• _GIVEN MATERIAL_:
• • • • • • •
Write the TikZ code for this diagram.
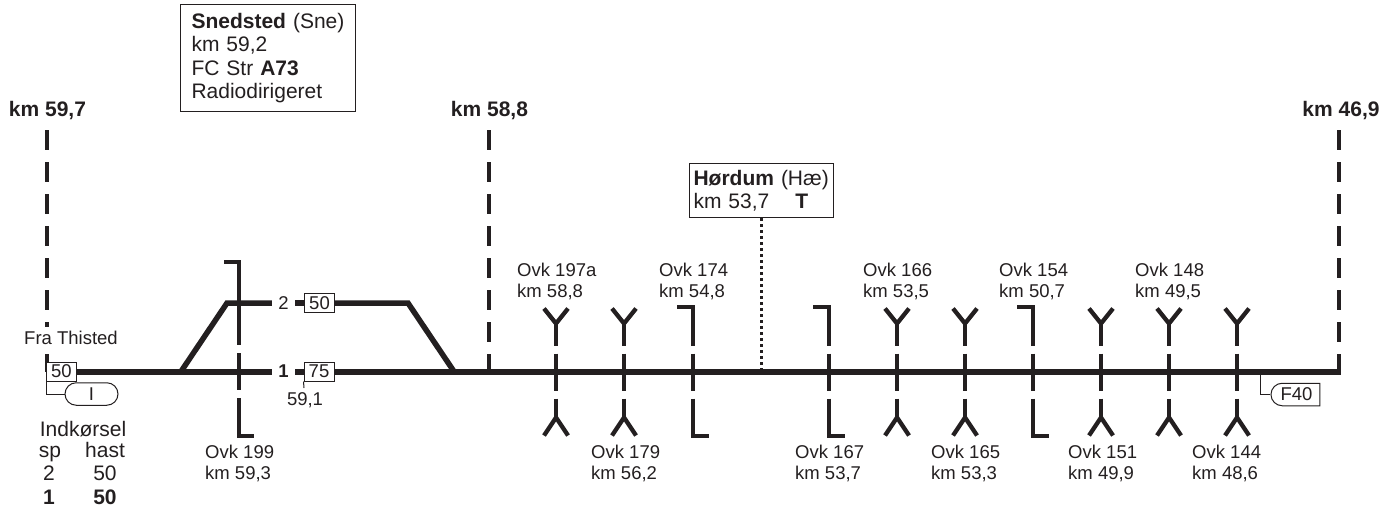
\documentclass[tikz,border=0pt]{standalone}
\usepackage{fontspec}
\setmainfont{Liberation Sans}
\usepackage{tikz}
\usetikzlibrary{positioning,shapes.misc}
\usepackage{xcolor}
\definecolor{rail}{RGB}{35,31,32}

\begin{document}
\begin{tikzpicture}[
    x=1pt, y=-1pt,
    every node/.style={text=rail, inner sep=0pt},
    txt/.style={font=\fontsize{18.5}{21}\selectfont, align=left},
    bigtxt/.style={font=\fontsize{21}{24}\selectfont, anchor=base},
    bigbold/.style={font=\fontsize{21}{24}\selectfont\bfseries, anchor=base},
    kmhead/.style={font=\fontsize{21}{24}\selectfont\bfseries},
    infobox/.style={draw=rail, line width=1pt, fill=white, font=\fontsize{21}{23.3}\selectfont, align=left, anchor=north west},
    speedbox/.style={draw=rail, line width=1pt, fill=white, font=\fontsize{18.5}{21}\selectfont, minimum width=30pt, minimum height=19pt},
    tracknum/.style={font=\fontsize{18.5}{21}\selectfont, minimum width=23pt, minimum height=14pt},
    signbox/.style={draw=rail, line width=1pt, fill=white, font=\fontsize{18.5}{21}\selectfont, rounded rectangle, minimum height=22.5pt},
    track/.style={draw=rail, line width=6pt, line join=miter},
    branch/.style={draw=rail, line width=5.5pt, line join=miter},
    kmline/.style={draw=rail, line width=4.5pt, dash pattern=on 20pt off 12pt},
    thinline/.style={draw=rail, line width=1pt},
    bar/.style={draw=rail, line width=4.3pt},
    ovkfork/.pic={
        \draw[bar] (-12,-63) -- (0,-48) -- (12,-63);
        \draw[bar] (0,-48) -- (0,-26);
        \draw[bar] (0,-18) -- (0,19);
        \draw[bar] (0,27) -- (0,46);
        \draw[bar] (-12,64) -- (0,46) -- (12,64);
    },
    ovkgate/.pic={
        \draw[bar] (-16,-64.5) -- (0,-64.5) -- (0,-26);
        \draw[bar] (0,-18) -- (0,19);
        \draw[bar] (0,27) -- (0,64.5) -- (16,64.5);
    }
]
    \useasboundingbox (0,0) rectangle (1391,509);

    % km marks
    \coordinate (m597a) at (47,130);
    \coordinate (m597b) at (47,371.5);
    \coordinate (m588a) at (489,130);
    \coordinate (m588b) at (489,371.5);
    \coordinate (m469a) at (1339,130);
    \coordinate (m469b) at (1339,371.5);
    \draw[kmline] (m597a) -- (m597b);
    \draw[kmline] (m588a) -- (m588b);
    \draw[kmline] (m469a) -- (m469b);
    \node[kmhead] (h597) at (47.5,111) {km 59,7};
    \node[kmhead] (h588) at (489.5,111) {km 58,8};
    \node[kmhead] (h469) at (1341,111) {km 46,9};

    % tracks
    \node[speedbox, fill=white] (v0) at (61.5,371.5) {50};
    \node[tracknum, font=\fontsize{18.5}{21}\selectfont\bfseries] (n1) at (283.5,371.5) {1};
    \node[tracknum] (n2) at (283.5,303) {2};
    \node[speedbox] (v1) at (319,371.5) {75};
    \node[speedbox] (v2) at (319.5,303) {50};
    \coordinate (s1) at (181,371.5);
    \coordinate (s1up) at (227,303);
    \coordinate (s2up) at (408,303);
    \coordinate (s2) at (454,371.5);
    \coordinate (endm) at (1341,371.5);
    \draw[track] (v0) -- (n1);
    \draw[track] (n1) -- (v1);
    \draw[track] (v1) -- (endm);
    \draw[branch] (s1) -- (s1up) -- (n2);
    \draw[branch] (n2) -- (v2);
    \draw[branch] (v2) -- (s2up) -- (s2);

    % Ovk 199 on the double track
    \coordinate (g199) at (239,262);
    \draw[bar] (224,262) -- (g199) -- (239,345);
    \draw[bar] (239,353) -- (239,390);
    \draw[bar] (239,398) -- (239,436) -- (254,436);

    % crossings
    \pic (o197a) at (556,371.5) {ovkfork};
    \pic (o179) at (624,371.5) {ovkfork};
    \pic (o174) at (693,371.5) {ovkgate};
    \pic (o167) at (829,371.5) {ovkgate};
    \pic (o166) at (897,371.5) {ovkfork};
    \pic (o165) at (965,371.5) {ovkfork};
    \pic (o154) at (1033,371.5) {ovkgate};
    \pic (o151) at (1101,371.5) {ovkfork};
    \pic (o148) at (1169,371.5) {ovkfork};
    \pic (o144) at (1237,371.5) {ovkfork};

    % labels
    \node[txt, anchor=west] (l199) at (205,463) {Ovk 199\\km 59,3};
    \node[txt, anchor=west] (l197a) at (517,281) {Ovk 197a\\km 58,8};
    \node[txt, anchor=west] (l179) at (591,463) {Ovk 179\\km 56,2};
    \node[txt, anchor=west] (l174) at (659,281) {Ovk 174\\km 54,8};
    \node[txt, anchor=west] (l167) at (795,463) {Ovk 167\\km 53,7};
    \node[txt, anchor=west] (l166) at (863,281) {Ovk 166\\km 53,5};
    \node[txt, anchor=west] (l165) at (931,463) {Ovk 165\\km 53,3};
    \node[txt, anchor=west] (l154) at (999,281) {Ovk 154\\km 50,7};
    \node[txt, anchor=west] (l151) at (1068,463) {Ovk 151\\km 49,9};
    \node[txt, anchor=west] (l148) at (1135,281) {Ovk 148\\km 49,5};
    \node[txt, anchor=west] (l144) at (1192,463) {Ovk 144\\km 48,6};

    % stations
    \node[infobox, inner ysep=5pt, minimum height=107pt, text width=175pt] (sne) at (180,4) {\hspace*{11pt}\textbf{Snedsted} (Sne)\\\hspace*{11pt}km 59,2\\\hspace*{11pt}FC Str \textbf{A73}\\\hspace*{11pt}Radiodirigeret};
    \node[infobox, inner ysep=4pt, minimum height=54pt, text width=144pt] (hae) at (689,163) {\hspace*{4pt}\textbf{Hørdum} (Hæ)\\\hspace*{4pt}km 53,7\hspace*{26pt}\textbf{T}};
    \coordinate (hae0) at (761,371.5);
    \draw[draw=rail, line width=3pt, dash pattern=on 3pt off 3pt] (hae.south -| hae0) -- (hae0);

    % entry side
    \node[txt, fill=white, inner ysep=4pt] (fra) at (71,338) {Fra Thisted};
    \node[signbox, minimum width=53pt] (ind) at (91.5,394) {I};
    \coordinate (v0c) at (46,394);
    \draw[thinline] (v0.south west) -- (v0c) -- (ind);
    \node[bigtxt] (indk) at (83,436) {Indkørsel};
    \node[bigtxt] (sp) at (50,457) {sp};
    \node[bigtxt] (hast) at (105,457) {hast};
    \node[bigtxt] (r2) at (49,480.5) {2};
    \node[bigtxt] (r2h) at (105,480.5) {50};
    \node[bigbold] (r1) at (49,504) {1};
    \node[bigbold] (r1h) at (105,504) {50};

    % small marks
    \node[txt] (km591) at (305,400) {59,1};
    \coordinate (k591) at (304,388);
    \draw[thinline] (v1.south west) -- (k591);
    \node[signbox, rounded rectangle east arc=none, minimum width=49pt] (f40) at (1296.5,394.5) {F40};
    \coordinate (f0) at (1260,371.5);
    \coordinate (f1) at (1260,394.5);
    \draw[thinline] (f0) -- (f1) -- (f40);
\end{tikzpicture}
\end{document}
• • • • • • •
• _GOAL_: Set the listing down in full and exactly. Pictures within it should not appear in the copy.

• _THE RESPONSE_:
Write the TikZ code for this diagram.
\documentclass[tikz,border=0pt]{standalone}
\usepackage{fontspec}
\setmainfont{Liberation Sans}
\usepackage{tikz}
\usetikzlibrary{positioning,shapes.misc}
\usepackage{xcolor}
\definecolor{rail}{RGB}{35,31,32}

\begin{document}
\begin{tikzpicture}[
    x=1pt, y=-1pt,
    every node/.style={text=rail, inner sep=0pt},
    txt/.style={font=\fontsize{18.5}{21}\selectfont, align=left},
    bigtxt/.style={font=\fontsize{21}{24}\selectfont, anchor=base},
    bigbold/.style={font=\fontsize{21}{24}\selectfont\bfseries, anchor=base},
    kmhead/.style={font=\fontsize{21}{24}\selectfont\bfseries},
    infobox/.style={draw=rail, line width=1pt, fill=white, font=\fontsize{21}{23.3}\selectfont, align=left, anchor=north west},
    speedbox/.style={draw=rail, line width=1pt, fill=white, font=\fontsize{18.5}{21}\selectfont, minimum width=30pt, minimum height=19pt},
    tracknum/.style={font=\fontsize{18.5}{21}\selectfont, minimum width=23pt, minimum height=14pt},
    signbox/.style={draw=rail, line width=1pt, fill=white, font=\fontsize{18.5}{21}\selectfont, rounded rectangle, minimum height=22.5pt},
    track/.style={draw=rail, line width=6pt, line join=miter},
    branch/.style={draw=rail, line width=5.5pt, line join=miter},
    kmline/.style={draw=rail, line width=4.5pt, dash pattern=on 20pt off 12pt},
    thinline/.style={draw=rail, line width=1pt},
    bar/.style={draw=rail, line width=4.3pt},
    ovkfork/.pic={
        \draw[bar] (-12,-63) -- (0,-48) -- (12,-63);
        \draw[bar] (0,-48) -- (0,-26);
        \draw[bar] (0,-18) -- (0,19);
        \draw[bar] (0,27) -- (0,46);
        \draw[bar] (-12,64) -- (0,46) -- (12,64);
    },
    ovkgate/.pic={
        \draw[bar] (-16,-64.5) -- (0,-64.5) -- (0,-26);
        \draw[bar] (0,-18) -- (0,19);
        \draw[bar] (0,27) -- (0,64.5) -- (16,64.5);
    }
]
    \useasboundingbox (0,0) rectangle (1391,509);

    % km marks
    \coordinate (m597a) at (47,130);
    \coordinate (m597b) at (47,371.5);
    \coordinate (m588a) at (489,130);
    \coordinate (m588b) at (489,371.5);
    \coordinate (m469a) at (1339,130);
    \coordinate (m469b) at (1339,371.5);
    \draw[kmline] (m597a) -- (m597b);
    \draw[kmline] (m588a) -- (m588b);
    \draw[kmline] (m469a) -- (m469b);
    \node[kmhead] (h597) at (47.5,111) {km 59,7};
    \node[kmhead] (h588) at (489.5,111) {km 58,8};
    \node[kmhead] (h469) at (1341,111) {km 46,9};

    % tracks
    \node[speedbox, fill=white] (v0) at (61.5,371.5) {50};
    \node[tracknum, font=\fontsize{18.5}{21}\selectfont\bfseries] (n1) at (283.5,371.5) {1};
    \node[tracknum] (n2) at (283.5,303) {2};
    \node[speedbox] (v1) at (319,371.5) {75};
    \node[speedbox] (v2) at (319.5,303) {50};
    \coordinate (s1) at (181,371.5);
    \coordinate (s1up) at (227,303);
    \coordinate (s2up) at (408,303);
    \coordinate (s2) at (454,371.5);
    \coordinate (endm) at (1341,371.5);
    \draw[track] (v0) -- (n1);
    \draw[track] (n1) -- (v1);
    \draw[track] (v1) -- (endm);
    \draw[branch] (s1) -- (s1up) -- (n2);
    \draw[branch] (n2) -- (v2);
    \draw[branch] (v2) -- (s2up) -- (s2);

    % Ovk 199 on the double track
    \coordinate (g199) at (239,262);
    \draw[bar] (224,262) -- (g199) -- (239,345);
    \draw[bar] (239,353) -- (239,390);
    \draw[bar] (239,398) -- (239,436) -- (254,436);

    % crossings
    \pic (o197a) at (556,371.5) {ovkfork};
    \pic (o179) at (624,371.5) {ovkfork};
    \pic (o174) at (693,371.5) {ovkgate};
    \pic (o167) at (829,371.5) {ovkgate};
    \pic (o166) at (897,371.5) {ovkfork};
    \pic (o165) at (965,371.5) {ovkfork};
    \pic (o154) at (1033,371.5) {ovkgate};
    \pic (o151) at (1101,371.5) {ovkfork};
    \pic (o148) at (1169,371.5) {ovkfork};
    \pic (o144) at (1237,371.5) {ovkfork};

    % labels
    \node[txt, anchor=west] (l199) at (205,463) {Ovk 199\\km 59,3};
    \node[txt, anchor=west] (l197a) at (517,281) {Ovk 197a\\km 58,8};
    \node[txt, anchor=west] (l179) at (591,463) {Ovk 179\\km 56,2};
    \node[txt, anchor=west] (l174) at (659,281) {Ovk 174\\km 54,8};
    \node[txt, anchor=west] (l167) at (795,463) {Ovk 167\\km 53,7};
    \node[txt, anchor=west] (l166) at (863,281) {Ovk 166\\km 53,5};
    \node[txt, anchor=west] (l165) at (931,463) {Ovk 165\\km 53,3};
    \node[txt, anchor=west] (l154) at (999,281) {Ovk 154\\km 50,7};
    \node[txt, anchor=west] (l151) at (1068,463) {Ovk 151\\km 49,9};
    \node[txt, anchor=west] (l148) at (1135,281) {Ovk 148\\km 49,5};
    \node[txt, anchor=west] (l144) at (1192,463) {Ovk 144\\km 48,6};

    % stations
    \node[infobox, inner ysep=5pt, minimum height=107pt, text width=175pt] (sne) at (180,4) {\hspace*{11pt}\textbf{Snedsted} (Sne)\\\hspace*{11pt}km 59,2\\\hspace*{11pt}FC Str \textbf{A73}\\\hspace*{11pt}Radiodirigeret};
    \node[infobox, inner ysep=4pt, minimum height=54pt, text width=144pt] (hae) at (689,163) {\hspace*{4pt}\textbf{Hørdum} (Hæ)\\\hspace*{4pt}km 53,7\hspace*{26pt}\textbf{T}};
    \coordinate (hae0) at (761,371.5);
    \draw[draw=rail, line width=3pt, dash pattern=on 3pt off 3pt] (hae.south -| hae0) -- (hae0);

    % entry side
    \node[txt, fill=white, inner ysep=4pt] (fra) at (71,338) {Fra Thisted};
    \node[signbox, minimum width=53pt] (ind) at (91.5,394) {I};
    \coordinate (v0c) at (46,394);
    \draw[thinline] (v0.south west) -- (v0c) -- (ind);
    \node[bigtxt] (indk) at (83,436) {Indkørsel};
    \node[bigtxt] (sp) at (50,457) {sp};
    \node[bigtxt] (hast) at (105,457) {hast};
    \node[bigtxt] (r2) at (49,480.5) {2};
    \node[bigtxt] (r2h) at (105,480.5) {50};
    \node[bigbold] (r1) at (49,504) {1};
    \node[bigbold] (r1h) at (105,504) {50};

    % small marks
    \node[txt] (km591) at (305,400) {59,1};
    \coordinate (k591) at (304,388);
    \draw[thinline] (v1.south west) -- (k591);
    \node[signbox, rounded rectangle east arc=none, minimum width=49pt] (f40) at (1296.5,394.5) {F40};
    \coordinate (f0) at (1260,371.5);
    \coordinate (f1) at (1260,394.5);
    \draw[thinline] (f0) -- (f1) -- (f40);
\end{tikzpicture}
\end{document}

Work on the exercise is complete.